(Saved data entries)
Begin
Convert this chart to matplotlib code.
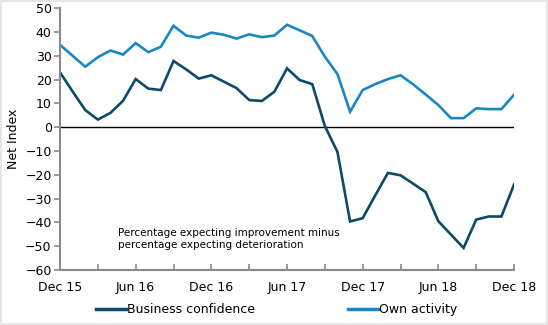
import matplotlib

matplotlib.use("Agg")
import matplotlib.pyplot as plt
from matplotlib.lines import Line2D
from matplotlib.patches import Rectangle

# Monthly net balances, Dec 15 .. Dec 18
business_confidence = [
    23.0, 15.0, 7.2, 3.2, 6.0, 11.1, 20.2, 16.2, 15.6, 27.8, 24.3, 20.4, 21.8,
    19.1, 16.4, 11.4, 11.0, 14.9, 24.7, 19.8, 18.1, 0.5, -10.4, -39.6, -38.2,
    -28.6, -19.2, -20.2, -23.7, -27.3, -39.5, -45.1, -50.7, -38.8, -37.5,
    -37.5, -24.1,
]
own_activity = [
    34.6, 30.0, 25.4, 29.4, 32.2, 30.5, 35.3, 31.5, 33.8, 42.6, 38.5, 37.6,
    39.7, 38.8, 37.2, 39.0, 37.8, 38.5, 43.0, 40.7, 38.3, 29.6, 22.3, 6.5,
    15.6, 18.1, 20.2, 21.8, 18.0, 13.7, 9.3, 3.8, 3.8, 7.9, 7.6, 7.6, 13.6,
]
tick_labels = ["Dec 15", "Jun 16", "Dec 16", "Jun 17", "Dec 17", "Jun 18", "Dec 18"]

dark_blue = "#0c4a6a"
light_blue = "#1a87c2"
axis_grey = "#8a8a8a"

fig = plt.figure(figsize=(5.48, 3.25), dpi=100)
fig.patch.set_facecolor("white")
ax = fig.add_axes([0.1095, 0.169, 0.8285, 0.806])

months = list(range(len(business_confidence)))
ax.plot(months, business_confidence, color=dark_blue, lw=1.9, solid_joinstyle="miter")
ax.plot(months, own_activity, color=light_blue, lw=1.9, solid_joinstyle="miter")
ax.axhline(0, color="black", lw=1.0, zorder=1)

ax.set_xlim(0, len(months) - 1)
ax.set_ylim(-60, 50)
ax.set_yticks(range(-60, 51, 10))
ax.set_xticks(range(0, len(months), 3), minor=True)
ax.set_xticks(range(0, len(months), 6))
ax.set_xticklabels(tick_labels)

for side in ("top", "right"):
    ax.spines[side].set_visible(False)
for side in ("left", "bottom"):
    ax.spines[side].set_color(axis_grey)
    ax.spines[side].set_linewidth(1.5)

ax.tick_params(axis="y", direction="out", length=4, width=1.2, color=axis_grey,
               labelsize=9, pad=2)
ax.tick_params(axis="x", which="both", direction="in", length=4, width=1.2,
               color=axis_grey, labelsize=9, pad=8)
ax.set_ylabel("Net Index", fontsize=9, labelpad=4)

ax.text(4.6, -47.0, "Percentage expecting improvement minus\npercentage expecting deterioration",
        fontsize=7.5, va="center", ha="left", linespacing=1.3)

handles = [
    Line2D([], [], color=dark_blue, lw=2.5),
    Line2D([], [], color=light_blue, lw=2.5),
]
fig.legend(handles, ["Business confidence", "Own activity"], loc="center",
           bbox_to_anchor=(0.505, 0.047), ncol=2, frameon=False, fontsize=9,
           handlelength=2.4, handletextpad=0.1, columnspacing=7.4)

fig.add_artist(Rectangle((0.001, 0.003), 0.997, 0.994, transform=fig.transFigure,
                         fill=False, edgecolor="#e2e2e2", lw=1.2))

fig.savefig("out.png", dpi=100)
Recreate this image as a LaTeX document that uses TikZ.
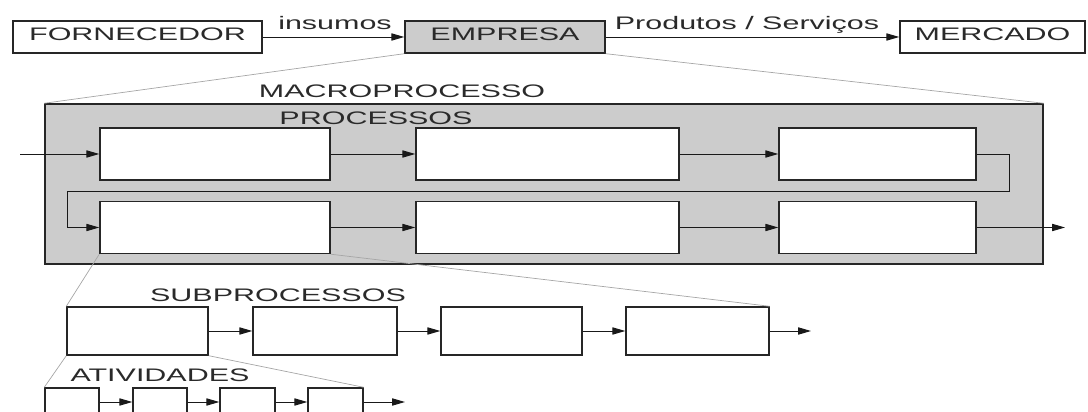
End
▶ What you are asked to do:
Hand back the exact lines from the start of the entries to the line with "ax = fig.add_axes([0.1095, 0.169, 0.8285, 0.806])", both ends kept and pictures left out.

▶ Right answer:
Convert this chart to matplotlib code.
import matplotlib

matplotlib.use("Agg")
import matplotlib.pyplot as plt
from matplotlib.lines import Line2D
from matplotlib.patches import Rectangle

# Monthly net balances, Dec 15 .. Dec 18
business_confidence = [
    23.0, 15.0, 7.2, 3.2, 6.0, 11.1, 20.2, 16.2, 15.6, 27.8, 24.3, 20.4, 21.8,
    19.1, 16.4, 11.4, 11.0, 14.9, 24.7, 19.8, 18.1, 0.5, -10.4, -39.6, -38.2,
    -28.6, -19.2, -20.2, -23.7, -27.3, -39.5, -45.1, -50.7, -38.8, -37.5,
    -37.5, -24.1,
]
own_activity = [
    34.6, 30.0, 25.4, 29.4, 32.2, 30.5, 35.3, 31.5, 33.8, 42.6, 38.5, 37.6,
    39.7, 38.8, 37.2, 39.0, 37.8, 38.5, 43.0, 40.7, 38.3, 29.6, 22.3, 6.5,
    15.6, 18.1, 20.2, 21.8, 18.0, 13.7, 9.3, 3.8, 3.8, 7.9, 7.6, 7.6, 13.6,
]
tick_labels = ["Dec 15", "Jun 16", "Dec 16", "Jun 17", "Dec 17", "Jun 18", "Dec 18"]

dark_blue = "#0c4a6a"
light_blue = "#1a87c2"
axis_grey = "#8a8a8a"

fig = plt.figure(figsize=(5.48, 3.25), dpi=100)
fig.patch.set_facecolor("white")
ax = fig.add_axes([0.1095, 0.169, 0.8285, 0.806])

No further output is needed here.